Obesity study a wake up call, says Tom.
A study showing that middle-aged people who are severely obese are 50 per cent more likely to die early should act as a "huge wake up call", according to Tom Watson.
The Labour deputy leader said health professionals, policy-makers and the food industry should no longer "sit idly by" viewing obesity as a lifestyle choice.

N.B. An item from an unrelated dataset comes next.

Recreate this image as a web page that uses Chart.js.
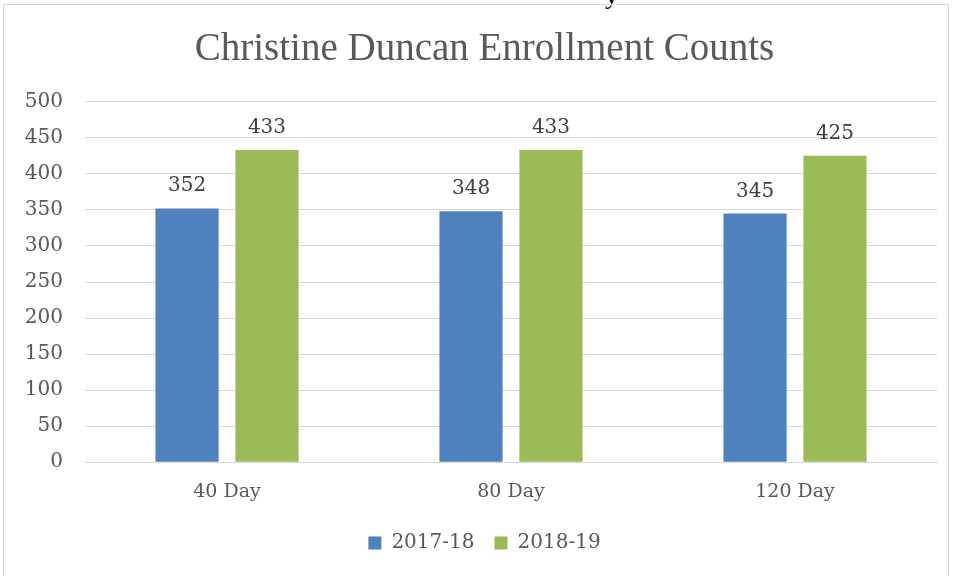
<!DOCTYPE html>
<html>
<head>
<meta charset="utf-8">
<script src="https://cdn.jsdelivr.net/npm/chart.js@4"></script>
<style>
  html, body { margin: 0; padding: 0; background: #fff; }
  #wrap { position: relative; width: 954px; height: 576px; overflow: hidden; }
  #frame { position: absolute; left: 3px; top: 4px; width: 946px; height: 580px; border: 1.5px solid #d9d9d9; box-sizing: border-box; }
  #chartBox { position: absolute; left: 0; top: 0; width: 954px; height: 576px; }
  #clipText { position: absolute; left: 605px; top: -19px; font: 26px 'Liberation Serif', serif; color: #000; }
</style>
</head>
<body>
<div id="wrap">
  <div id="clipText">y</div>
  <div id="frame"></div>
  <div id="chartBox"><canvas id="enrollChart"></canvas></div>
</div>
<script>
// Chart data
const categories = ['40 Day', '80 Day', '120 Day'];
const seriesNames = ['2017-18', '2018-19'];
const counts1718 = [352, 348, 345];
const counts1819 = [433, 433, 425];
const yTicks = [0, 50, 100, 150, 200, 250, 300, 350, 400, 450, 500];

const serif = "'DejaVu Serif', 'Liberation Serif', serif";

// draw the value above each bar
const valueLabels = {
    id: 'valueLabels',
    afterDatasetsDraw(chart) {
        const ctx = chart.ctx;
        ctx.save();
        ctx.font = '20px ' + serif;
        ctx.fillStyle = '#404040';
        ctx.textAlign = 'center';
        ctx.textBaseline = 'alphabetic';
        chart.data.datasets.forEach((ds, i) => {
            chart.getDatasetMeta(i).data.forEach((bar, j) => {
                ctx.fillText(ds.data[j], bar.x, bar.y - 17);
            });
        });
        ctx.restore();
    }
};

const enrollChart = new Chart(document.getElementById('enrollChart').getContext('2d'), {
    type: 'bar',
    data: {
        labels: categories,
        datasets: [{
            label: seriesNames[0],
            data: counts1718,
            backgroundColor: '#4f81bd',
            categoryPercentage: 0.563,
            barPercentage: 0.79
        }, {
            label: seriesNames[1],
            data: counts1819,
            backgroundColor: '#9bbb59',
            categoryPercentage: 0.563,
            barPercentage: 0.79
        }]
    },
    options: {
        responsive: true,
        maintainAspectRatio: false,
        animation: false,
        layout: { padding: { left: 16, right: 1, top: 26, bottom: 13 } },
        plugins: {
            title: {
                display: true,
                text: 'Christine Duncan Enrollment Counts',
                color: '#595959',
                font: { family: "'Liberation Serif', serif", size: 39, weight: 'normal' },
                padding: { top: 0, bottom: 29 }
            },
            legend: {
                position: 'bottom',
                labels: {
                    color: '#595959',
                    font: { family: serif, size: 20 },
                    boxWidth: 13,
                    boxHeight: 13,
                    padding: 20
                }
            },
            tooltip: { enabled: false }
        },
        scales: {
            x: {
                grid: { display: false },
                border: { color: '#d9d9d9' },
                ticks: { color: '#595959', font: { family: serif, size: 19 }, padding: 10 }
            },
            y: {
                min: 0,
                max: 500,
                afterBuildTicks(scale) { scale.ticks = yTicks.map(v => ({ value: v })); },
                afterFit(scale) { scale.width = 69; },
                grid: { color: '#d9d9d9', drawTicks: false },
                border: { display: false },
                ticks: { color: '#595959', font: { family: serif, size: 20 }, padding: 22 }
            },
            // empty right gutter so the title and legend sit where they do in the original
            gutter: {
                position: 'right',
                grid: { display: false },
                border: { display: false },
                ticks: { display: false },
                afterFit(scale) { scale.width = 16; }
            }
        }
    },
    plugins: [valueLabels]
});
</script>
</body>
</html>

It comes after a study of 2.8 million patients said people with the highest levels of obesity were running a high risk of a range of serious illnesses and premature death.
They were 12 times the risk of type 2 diabetes, 22 times the risk of sleep apnoea and nearly four times the risk of heart failure compared to those who are of normal weight, according to research by Danish firm Novo Nordisk.
West Bromwich East MP Mr Watson, who managed to reverse type 2 diabetes symptoms when he lost seven stone in weight, said: "This study is a huge wake-up call for health professionals, policymakers and the food industry. We can no longer sit idly by viewing obesity as a lifestyle choice, when for millions of the less well off in our society it is simply not."
The study was presented at the European Congress on Obesity in Glasgow.
It gives an indication of the extent to which obesity can take a toll on people's health in the real world - as opposed to clinical trials.
It concluded that even the least obese, with a body mass index (BMI) of 30 to 35, had nearly twice the risk of heart failure.